**Written task**
Report back each line of the records that contains the string "this".

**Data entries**

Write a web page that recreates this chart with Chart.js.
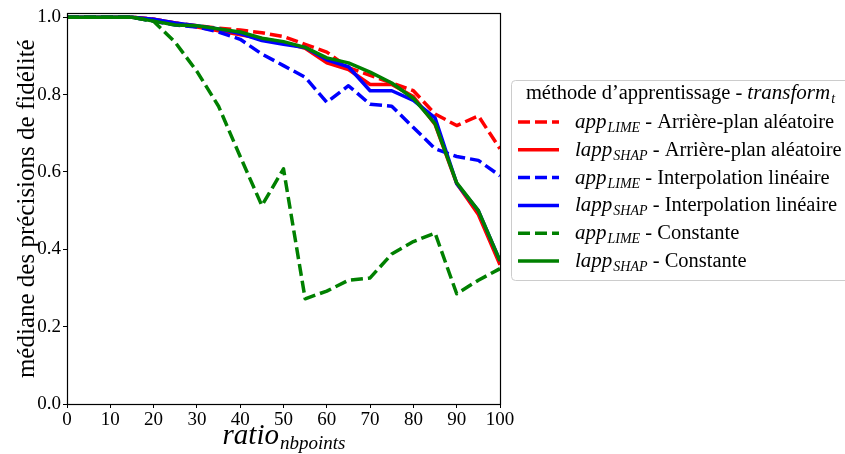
<!DOCTYPE html>
<html>
<head>
<meta charset="utf-8">
<script src="https://cdn.jsdelivr.net/npm/chart.js@4.4.1/dist/chart.umd.min.js"></script>
<style>
  html, body { margin: 0; padding: 0; background: #fff; }
  #wrap { width: 845px; height: 454px; }
</style>
</head>
<body>
<div id="wrap"><canvas id="chart" width="845" height="454"></canvas></div>
<script>
// x values (ratio_nbpoints)
const ratios = [0, 5, 10, 15, 20, 25, 30, 35, 40, 45, 50, 55, 60, 65, 70, 75, 80, 85, 90, 95, 100];
const xTicks = [0, 10, 20, 30, 40, 50, 60, 70, 80, 90, 100];
const yTicks = [0.0, 0.2, 0.4, 0.6, 0.8, 1.0];

// median fidelity, one list per method / transform
const limeBackground = [1.0, 1.0, 1.0, 1.0, 0.995, 0.985, 0.978, 0.972, 0.967, 0.96, 0.95, 0.93, 0.91, 0.87, 0.85, 0.83, 0.81, 0.75, 0.72, 0.745, 0.66];
const shapBackground = [1.0, 1.0, 1.0, 1.0, 0.995, 0.985, 0.975, 0.965, 0.955, 0.945, 0.935, 0.92, 0.882, 0.865, 0.826, 0.826, 0.795, 0.723, 0.57, 0.49, 0.36];
const limeInterp = [1.0, 1.0, 1.0, 1.0, 0.99, 0.98, 0.975, 0.962, 0.943, 0.905, 0.875, 0.845, 0.78, 0.823, 0.775, 0.77, 0.715, 0.66, 0.64, 0.63, 0.59];
const shapInterp = [1.0, 1.0, 1.0, 1.0, 0.995, 0.985, 0.978, 0.97, 0.958, 0.94, 0.93, 0.922, 0.89, 0.872, 0.81, 0.81, 0.785, 0.74, 0.57, 0.50, 0.37];
const limeConstant = [1.0, 1.0, 1.0, 1.0, 0.99, 0.935, 0.86, 0.77, 0.64, 0.513, 0.608, 0.272, 0.292, 0.32, 0.326, 0.388, 0.42, 0.442, 0.285, 0.32, 0.35];
const shapConstant = [1.0, 1.0, 1.0, 1.0, 0.99, 0.98, 0.978, 0.97, 0.962, 0.946, 0.937, 0.922, 0.895, 0.882, 0.858, 0.83, 0.79, 0.725, 0.572, 0.50, 0.37];

const methods = ['app', 'lapp'];
const methodSubs = ['LIME', 'SHAP'];
const transforms = ['Arrière-plan aléatoire', 'Interpolation linéaire', 'Constante'];
const colors = ['#ff0000', '#0000ff', '#008000'];
const series = [limeBackground, shapBackground, limeInterp, shapInterp, limeConstant, shapConstant];

const serif = "'Liberation Serif', 'DejaVu Serif', serif";

const datasets = series.map((vals, i) => {
  const m = i % 2;
  const t = Math.floor(i / 2);
  return {
    label: methods[m] + '_' + methodSubs[m] + ' - ' + transforms[t],
    parts: [methods[m], methodSubs[m], transforms[t]],
    data: vals.map((v, k) => ({ x: ratios[k], y: v })),
    borderColor: colors[t],
    backgroundColor: colors[t],
    borderWidth: 3.5,
    borderDash: m === 0 ? [12, 5] : [],
    borderCapStyle: 'butt',
    borderJoinStyle: 'round',
    pointRadius: 0,
    tension: 0,
    fill: false,
    order: 5 - i,
  };
});

// draws the frame, the x title with its subscript and the legend box
const decorations = {
  id: 'decorations',
  afterDraw(chart) {
    const ctx = chart.ctx;
    const a = chart.chartArea;
    ctx.save();
    ctx.strokeStyle = '#000';
    ctx.lineWidth = 1.2;
    ctx.strokeRect(Math.round(a.left) + 0.5, Math.round(a.top) + 0.5,
      Math.round(a.right - a.left), Math.round(a.bottom - a.top));

    // x axis title: ratio_nbpoints
    ctx.fillStyle = '#000';
    ctx.textBaseline = 'alphabetic';
    ctx.textAlign = 'left';
    const big = 'italic 29px ' + serif;
    const small = 'italic 19px ' + serif;
    ctx.font = big;
    const w1 = ctx.measureText('ratio').width;
    ctx.font = small;
    const w2 = ctx.measureText('nbpoints').width;
    let x0 = (a.left + a.right) / 2 - (w1 + w2) / 2;
    ctx.font = big;
    ctx.fillText('ratio', x0, 444);
    ctx.font = small;
    ctx.fillText('nbpoints', x0 + w1 + 1, 449);

    // legend
    const bx = 511, by = 80, bw = 345, bh = 200;
    ctx.beginPath();
    ctx.roundRect(bx + 0.5, by + 0.5, bw, bh, 4);
    ctx.fillStyle = 'rgba(255,255,255,0.85)';
    ctx.fill();
    ctx.strokeStyle = '#cccccc';
    ctx.lineWidth = 1;
    ctx.stroke();

    ctx.fillStyle = '#000';
    const norm = '20.5px ' + serif;
    const it = 'italic 21px ' + serif;
    const sub = 'italic 14px ' + serif;
    const head = 'méthode d\u2019apprentissage - ';
    ctx.font = norm;
    const hw1 = ctx.measureText(head).width;
    ctx.font = it;
    const hw2 = ctx.measureText('transform').width;
    ctx.font = sub;
    const hw3 = ctx.measureText('t').width;
    let hx = 680 - (hw1 + hw2 + hw3) / 2;
    const hy = 99;
    ctx.font = norm;
    ctx.fillText(head, hx, hy);
    ctx.font = it;
    ctx.fillText('transform', hx + hw1, hy);
    ctx.font = sub;
    ctx.fillText('t', hx + hw1 + hw2 + 1, hy + 4);

    chart.data.datasets.forEach((ds, i) => {
      const ry = 122 + i * 27.8;
      ctx.save();
      ctx.strokeStyle = ds.borderColor;
      ctx.lineWidth = ds.borderWidth;
      ctx.lineCap = 'butt';
      ctx.setLineDash(ds.borderDash);
      ctx.beginPath();
      ctx.moveTo(518, ry);
      ctx.lineTo(559, ry);
      ctx.stroke();
      ctx.restore();
      const ty = ry + 6;
      let tx = 575;
      ctx.font = it;
      ctx.fillText(ds.parts[0], tx, ty);
      tx += ctx.measureText(ds.parts[0]).width + 1;
      ctx.font = sub;
      ctx.fillText(ds.parts[1], tx, ty + 4);
      tx += ctx.measureText(ds.parts[1]).width;
      ctx.font = norm;
      ctx.fillText(' - ' + ds.parts[2], tx, ty);
    });
    ctx.restore();
  }
};

new Chart(document.getElementById('chart'), {
  type: 'line',
  data: { datasets },
  options: {
    responsive: false,
    animation: false,
    devicePixelRatio: 1,
    layout: { padding: { top: 10, right: 345, left: 0, bottom: 0 } },
    plugins: { legend: { display: false }, tooltip: { enabled: false } },
    scales: {
      x: {
        type: 'linear',
        min: 0,
        max: 100,
        afterBuildTicks: s => { s.ticks = xTicks.map(v => ({ value: v })); },
        afterFit: s => { s.height = 50; },
        ticks: { color: '#000', font: { family: serif, size: 19 }, padding: 1, maxRotation: 0 },
        grid: { drawOnChartArea: false, tickLength: 4, color: '#000' },
        border: { display: false },
      },
      y: {
        min: 0,
        max: 1.01,
        afterBuildTicks: s => { s.ticks = yTicks.map(v => ({ value: v })); },
        afterFit: s => { s.width = 67; },
        ticks: { color: '#000', font: { family: serif, size: 19 }, padding: 2,
          callback: v => v.toFixed(1) },
        grid: { drawOnChartArea: false, tickLength: 4, color: '#000' },
        border: { display: false },
        title: { display: true, text: 'médiane des précisions de fidélité', color: '#000',
          font: { family: serif, size: 25 }, padding: { top: 12, bottom: 0 } },
      },
    },
  },
  plugins: [decorations],
});
</script>
</body>
</html>
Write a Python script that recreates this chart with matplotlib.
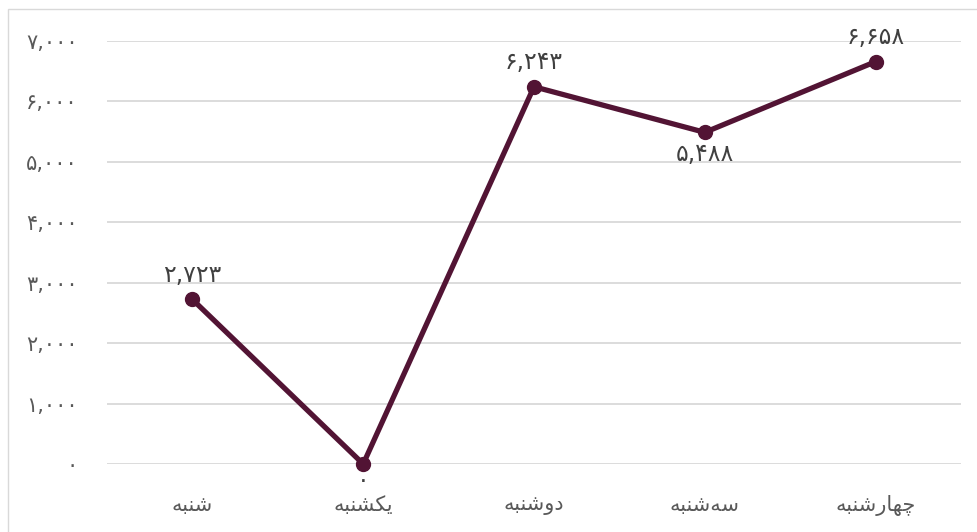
import matplotlib
matplotlib.use("Agg")
import matplotlib.pyplot as plt
from matplotlib.ticker import FuncFormatter
from matplotlib.patches import Rectangle

# ---- data ----
days = ["شنبه", "یکشنبه", "دوشنبه", "سه\u200cشنبه", "چهارشنبه"]
values = [2723, 0, 6243, 5488, 6658]
label_pos = ["above", "below", "above", "below", "above"]
yticks = [0, 1000, 2000, 3000, 4000, 5000, 6000, 7000]

# ---- minimal Arabic/Persian shaper (presentation forms, visual order) ----
FORMS = {
    "ا": ("\uFE8D", "\uFE8E", None, None),
    "ب": ("\uFE8F", "\uFE90", "\uFE91", "\uFE92"),
    "چ": ("\uFB7A", "\uFB7B", "\uFB7C", "\uFB7D"),
    "د": ("\uFEA9", "\uFEAA", None, None),
    "ر": ("\uFEAD", "\uFEAE", None, None),
    "س": ("\uFEB1", "\uFEB2", "\uFEB3", "\uFEB4"),
    "ش": ("\uFEB5", "\uFEB6", "\uFEB7", "\uFEB8"),
    "ک": ("\uFB8E", "\uFB8F", "\uFB90", "\uFB91"),
    "ن": ("\uFEE5", "\uFEE6", "\uFEE7", "\uFEE8"),
    "و": ("\uFEED", "\uFEEE", None, None),
    "ه": ("\uFEE9", "\uFEEA", "\uFEEB", "\uFEEC"),
    "ی": ("\uFBFC", "\uFBFD", "\uFBFE", "\uFBFF"),
}

def joins_left(c):
    f = FORMS.get(c)
    return f is not None and f[2] is not None

def shape(text):
    out = []
    chars = list(text)
    for i, c in enumerate(chars):
        if c not in FORMS:
            if c == "\u200c":
                continue
            out.append(c)
            continue
        prev = chars[i - 1] if i > 0 else None
        nxt = chars[i + 1] if i + 1 < len(chars) else None
        conn_prev = prev is not None and joins_left(prev)
        conn_next = nxt is not None and nxt in FORMS and joins_left(c)
        iso, fin, ini, med = FORMS[c]
        if conn_prev and conn_next:
            out.append(med)
        elif conn_prev:
            out.append(fin)
        elif conn_next:
            out.append(ini)
        else:
            out.append(iso)
    return "".join(reversed(out))

PDIG = str.maketrans("0123456789", "۰۱۲۳۴۵۶۷۸۹")

def fa_num(v):
    return f"{int(v):,}".translate(PDIG)

plt.rcParams["font.family"] = ["DejaVu Sans", "Noto Sans"]

fig = plt.figure(figsize=(9.78, 5.32), dpi=100)
ax = fig.add_axes([107 / 978, 1 - 464 / 532, (961 - 107) / 978, (464 - 41) / 532])

# outer frame
fig.patches.append(Rectangle((8 / 978, -0.05), 1.1, 1 - 9 / 532 + 0.05,
                             transform=fig.transFigure, fill=False,
                             edgecolor="#d9d9d9", lw=1.0))

line_color = "#521434"
x = list(range(len(days)))
ax.plot(x, values, color=line_color, lw=3.8, marker="o", markersize=10,
        solid_capstyle="round", zorder=3, clip_on=False)

for xi, v, pos in zip(x, values, label_pos):
    if pos == "above":
        ax.annotate(fa_num(v), (xi, v), xytext=(0, 9), textcoords="offset points",
                    ha="center", va="bottom", fontsize=17, color="#404040")
    else:
        off = -3 if v == 0 else -7
        ax.annotate(fa_num(v), (xi, v), xytext=(0, off), textcoords="offset points",
                    ha="center", va="top", fontsize=17, color="#404040")

ax.set_xlim(-0.5, len(days) - 0.5)
ax.set_ylim(0, 7000)
ax.set_yticks(yticks)
ax.yaxis.set_major_formatter(FuncFormatter(lambda v, p: fa_num(v)))
ax.set_xticks(x)
ax.set_xticklabels([shape(d) for d in days])
ax.tick_params(axis="y", length=0, pad=21, labelsize=15, labelcolor="#595959")
ax.tick_params(axis="x", length=0, pad=22, labelsize=15, labelcolor="#595959")
ax.grid(axis="y", color="#d9d9d9", lw=1.3)
ax.set_axisbelow(True)
for s in ax.spines.values():
    s.set_visible(False)

fig.savefig("out.png", dpi=100)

**Response to the task**
Write a web page that recreates this chart with Chart.js.
Write a Python script that recreates this chart with matplotlib.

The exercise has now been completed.